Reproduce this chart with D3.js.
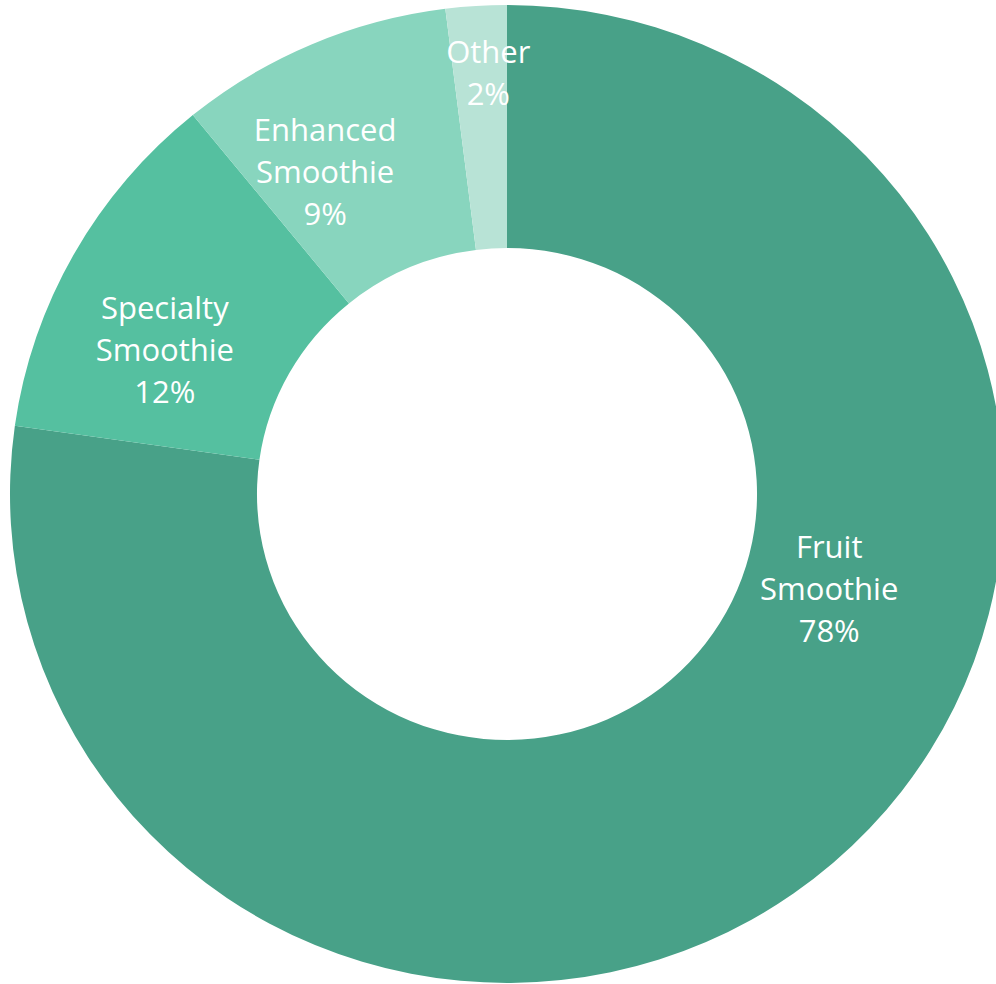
<!DOCTYPE html>
<html>
<head>
<meta charset="utf-8">
<script src="https://cdn.jsdelivr.net/npm/d3@7"></script>
<style>
  body { margin: 0; background: #fff; }
  svg { display: block; }
</style>
</head>
<body>
<div id="chart"></div>
<script>
// data (labels show the raw values, which add up to 101)
var categories = ["Fruit Smoothie", "Specialty Smoothie", "Enhanced Smoothie", "Other"];
var values = [78, 12, 9, 2];
var colors = ["#48a188", "#55c0a0", "#88d5be", "#b8e3d6"];

// where each label sits: [angle from 12 o'clock in degrees, radius]
var labelPlace = [[106.7, 331], [293.1, 366], [330.9, 368], [357.5, 421]];

var width = 996, height = 984;
var cx = 507, cy = 494;
var outerR = 489, innerR = 246;
var sx = 497 / 489; // chart is a touch wider than tall

var svg = d3.select("#chart")
    .append("svg")
    .attr("width", width)
    .attr("height", height);

var g = svg.append("g")
    .attr("transform", "translate(" + cx + "," + cy + ") scale(" + sx + ",1)");

var pie = d3.pie().sort(null).value(function(d) { return d; });
var arcs = pie(values);

var arc = d3.arc()
    .innerRadius(innerR)
    .outerRadius(outerR);

g.selectAll("path")
    .data(arcs)
    .enter()
    .append("path")
    .attr("d", arc)
    .attr("fill", function(d, i) { return colors[i]; });

// labels
var lineH = 42;
var labels = svg.append("g")
    .attr("font-family", "'Open Sans', 'Noto Sans', sans-serif")
    .attr("font-size", 31)
    .attr("fill", "#fff")
    .attr("text-anchor", "middle");

categories.forEach(function(name, i) {
    var a = labelPlace[i][0] * Math.PI / 180, r = labelPlace[i][1];
    var x = cx + sx * r * Math.sin(a);
    var y = cy - r * Math.cos(a);
    var lines = name.split(" ");
    lines.push(values[i] + "%");
    var t = labels.append("text");
    var y0 = y - (lines.length - 1) * lineH / 2 + 11;
    lines.forEach(function(s, k) {
        t.append("tspan")
            .attr("x", x)
            .attr("y", y0 + k * lineH)
            .text(s);
    });
});
</script>
</body>
</html>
════════════════════
* **What is needed**
Of the lines in the material above, state how many contain the string "chart"; give no other text.

* **Task response**
4